制御盤のアース線を端子台から外したり、センサのシールド線のアースを外すと、症状が和らぐ場合は、アース線から電波のノイズを拾っている可能性が有ります。制御盤のアースだけを、建物の鉄の構造材や、金属の水道管に接続すると解決する場合が有ります。
建物にノイズが乗っていた例も有りますから、地面にアース棒を打ち込んで、制御盤のアースだけ、他のアースと切り離して、単独アースにすると、良いノイズ対策になります。

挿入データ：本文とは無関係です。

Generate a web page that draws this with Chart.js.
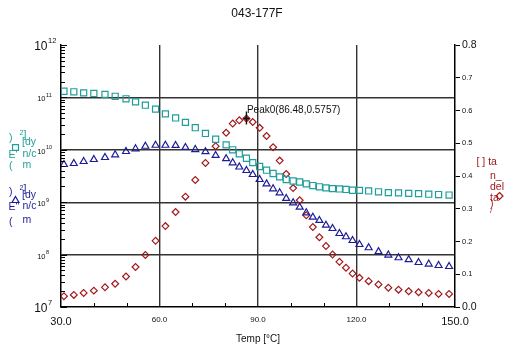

パソコンなどの電源ケーブルの根元を見ますと、フェライトコアと呼ばれるノイズ対策用の小さな黒い部品が取付けられている事が有ります。

フェライトコアは左の写真の様な物で、ネットでも購入する事が出来ます。

下の方の写真の様に、ヒンジとフックが付いており、電線の上から、パチンとはめるだけの構造ですから、価格も安く、後からでも簡単にノイズ対策が出来ます。

1つで効果が無い時は、2個、3個と取付て、ある数で、急に効果が出る事も有ります。

長い間、空調と、計装に携わって来ましたが、ノイズは目に見えず、空間を飛びますから、何が原因なのか、なかなか判りません。ノイズ対策は、最も難しい仕事で有ると思います。